Киндернаци | страница 25
Ну, и что же ты сделаешь сейчас, когда объявляют, что у пятого класса завтра вылазка на Герлахову гору? Электрические лампочки горят как обычно, стол стоит как всегда, товарищи тоже, как всегда, валяют дурака, и никуда ты не скроешься. Тысячи картин предстоящей катастрофы. Да что же это такое! Неужели никто не понимает, что это моя смерть пришла, моя мучительная тысячекратная смерть? Неужели никто не пошевелит пальцем? Разве вы не мои товарищи? А вы — вожатые, учителя! Неужели я ни на что другое вам не нужен? Зачем надо мне срываться в пропасть! Разве не достаточно использовать для этого первый попавшийся камень с осыпи? Но кошмар ужина навеки застыл перед глазами, как застыли в горах погибельные отвесные стены и вершины, которые так хорошо умеют ждать своего часа. К несчастью, этот бред наяву оборачивается действительностью.
Ну почему я как раз сегодня не заболел? Подумаешь, чувство слабости! Боязнь высоты — не болезнь. Нечего праздновать труса! Все, что не убивает, дает нам силу. Хоть бы сейчас у меня разыгралась жуткая скарлатина! Да я и на дифтерит согласен!
Все сжалось. В голове стукотня, все крутится: как там говорили, надо правильно передвигаться? Лицом к стене — вот единственное, что я помню. Как надо балансировать? Как быть, когда деревенеешь от холода? Что значит сила воли? Что делать, когда не дотянуться рукой? Когда вываливается забитый в стену крюк? Что больнее-медленно умирать от страха и изнурения, лежа на наклонном уступе, или броситься вниз головой на скалы? А тут еще Хорнер принялся рассказывать, что там наверху есть ледяные участки: значит, завтра придется часами балансировать на скользком льду, чтобы не свалиться в трещину, потому что там тебя ждет мучительная смерть в белом, обжигающе холодном болоте. В какой-то момент смертельно усталого мальчишку успокаивает утешительная мысль: завтра вечером все будет уже позади. Но он тут же пробуждается от другой мысли: прежде чем доживешь до этого часа, придется сперва самому пройти через все испытания, и никто тебя не заменит.
И вот пробуждение под пронзительные свистки и рявканье вожатых — настало воскресенье, и близок смертный час.
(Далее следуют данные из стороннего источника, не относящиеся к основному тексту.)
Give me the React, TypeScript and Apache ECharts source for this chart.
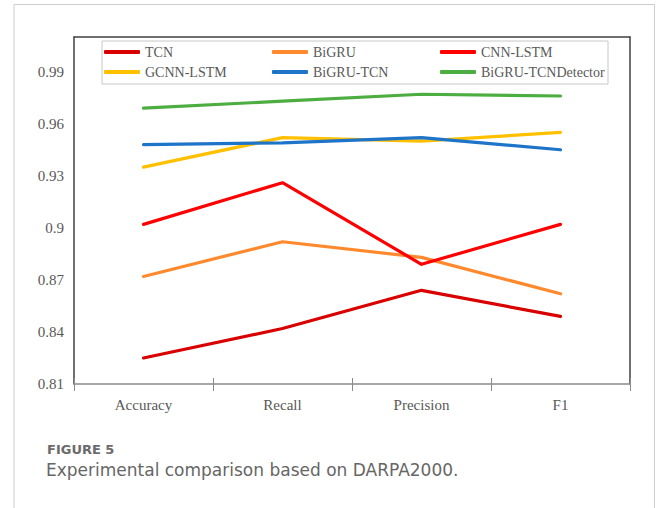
import React, { useEffect, useRef } from "react";
import * as echarts from "echarts";

// Metrics on the horizontal axis
const metrics = ["Accuracy", "Recall", "Precision", "F1"];

// Model names, in legend order
const modelNames = ["TCN", "BiGRU", "CNN-LSTM", "GCNN-LSTM", "BiGRU-TCN", "BiGRU-TCNDetector"];

// Scores per model (Accuracy, Recall, Precision, F1)
const tcnScores = [0.825, 0.842, 0.864, 0.849];
const bigruScores = [0.872, 0.892, 0.883, 0.862];
const cnnLstmScores = [0.902, 0.926, 0.879, 0.902];
const gcnnLstmScores = [0.935, 0.952, 0.95, 0.955];
const bigruTcnScores = [0.948, 0.949, 0.952, 0.945];
const detectorScores = [0.969, 0.973, 0.977, 0.976];

// Value axis range
const yMin = 0.81;
const yMax = 1.01;
const yStep = 0.03;

const lineColors = ["#D90000", "#FF8A2E", "#FF0000", "#FFC000", "#1E74C9", "#4CAE41"];

const figureLabel = "FIGURE 5";
const captionText = "Experimental comparison based on DARPA2000.";

const serif = "'Liberation Serif', 'Times New Roman', serif";
const sans = "'DejaVu Sans', 'Noto Sans', sans-serif";

export default function App() {
  const ref = useRef<HTMLDivElement>(null);

  useEffect(() => {
    if (!ref.current) return;
    const chart = echarts.init(ref.current, null, { renderer: "svg" });

    const allScores = [tcnScores, bigruScores, cnnLstmScores, gcnnLstmScores, bigruTcnScores, detectorScores];

    const series = modelNames.map((name, i) => ({
      name,
      type: "line",
      data: allScores[i],
      xAxisIndex: 0,
      yAxisIndex: 0,
      symbol: "none",
      lineStyle: { color: lineColors[i], width: 3.2, cap: "round", join: "round" },
      itemStyle: { color: lineColors[i] },
      z: 3,
    }));

    chart.setOption({
      animation: false,
      backgroundColor: "#ffffff",
      grid: { left: 74, top: 37, right: 26, bottom: 124, containLabel: false },
      legend: {
        data: modelNames,
        left: 102,
        top: 41,
        width: 504,
        orient: "horizontal",
        icon: "roundRect",
        itemWidth: 36,
        itemHeight: 4,
        itemGap: 0,
        padding: [1, 0, 2, 2],
        borderColor: "#c8c8c8",
        borderWidth: 1,
        textStyle: {
          fontFamily: serif,
          fontSize: 14,
          color: "#595959",
          width: 127,
          height: 20,
          lineHeight: 20,
        },
      },
      xAxis: [
        {
          type: "category",
          data: metrics,
          position: "bottom",
          boundaryGap: true,
          axisLine: { show: true, lineStyle: { color: "#8a8a8a", width: 1.5 } },
          axisTick: { show: true, inside: false, length: 7, lineStyle: { color: "#8a8a8a", width: 1 } },
          axisLabel: { fontFamily: serif, fontSize: 15, color: "#595959", margin: 13 },
          splitLine: { show: false },
        },
        {
          type: "category",
          data: metrics,
          position: "top",
          axisLine: { show: true, lineStyle: { color: "#404040", width: 1.5 } },
          axisTick: { show: false },
          axisLabel: { show: false },
          splitLine: { show: false },
        },
        {
          type: "category",
          data: metrics,
          position: "bottom",
          offset: 0,
          axisLine: { show: false },
          axisTick: { show: true, inside: true, length: 6, lineStyle: { color: "#8a8a8a", width: 1 } },
          axisLabel: { show: false },
          splitLine: { show: false },
        },
      ],
      yAxis: [
        {
          type: "value",
          min: yMin,
          max: yMax,
          interval: yStep,
          axisLine: { show: true, lineStyle: { color: "#404040", width: 1.5 } },
          axisTick: { show: false },
          splitLine: { show: false },
          axisLabel: {
            fontFamily: serif,
            fontSize: 15,
            color: "#595959",
            margin: 10,
            showMaxLabel: false,
            formatter: (v: number) => String(+v.toFixed(2)),
          },
        },
        {
          type: "value",
          min: yMin,
          max: yMax,
          interval: yStep,
          position: "right",
          axisLine: { show: true, lineStyle: { color: "#404040", width: 1.5 } },
          axisTick: { show: false },
          axisLabel: { show: false },
          splitLine: { show: false },
        },
      ],
      series,
      graphic: [
        {
          type: "polyline",
          shape: { points: [[14, 508], [14, 4.5], [654.5, 4.5], [654.5, 508]] },
          style: { stroke: "#cdcdcd", lineWidth: 1, fill: "none" },
          silent: true,
        },
        {
          type: "text",
          left: 47,
          top: 443,
          style: { text: figureLabel, font: `bold 13px ${sans}`, fill: "#6b6b6b" },
        },
        {
          type: "text",
          left: 46,
          top: 461,
          style: { text: captionText, font: `17px ${sans}`, fill: "#666666" },
        },
      ],
    });

    return () => chart.dispose();
  }, []);

  return (
    <div
      ref={ref}
      style={{ position: "absolute", left: 0, top: 0, width: 656, height: 508 }}
    />
  );
}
— Эй, ты! — громыхает вдруг глас носителя божественной власти над ухом обезумевшего от ужаса мальчишки. — Ты останешься в лагере и будешь вести вахтенный журнал. И никаких возражений! Понятно?
Эпизод 21. 8-13.04.44
Драчуны. Страстная суббота: я лежу сейчас в 28-й палате «Беллависты», уже не один. Трое младших: Цвирк, Цакацан, Рулендер. Температура уже гораздо лучше. Цвирк — он младшенький в семье — тоскует по дому. Он говорит, что у них весь класс вечером плачет, когда они остаются одни в спальне. Мы говорим о Вене. Цвирк опять в слезы. Теперь он как начнет, так весь вечер только и твердит: хочу домой! Ну как тут не затоскуешь! Я бы тоже хотел, чтобы меня поскорей отпустили, но я не скучаю по дому. Мне только надоело это пассивное состояние. Я вижу, что температура у меня уже лучше, но знаю, что мне все равно придется пролежать тут еще 3–4 недели.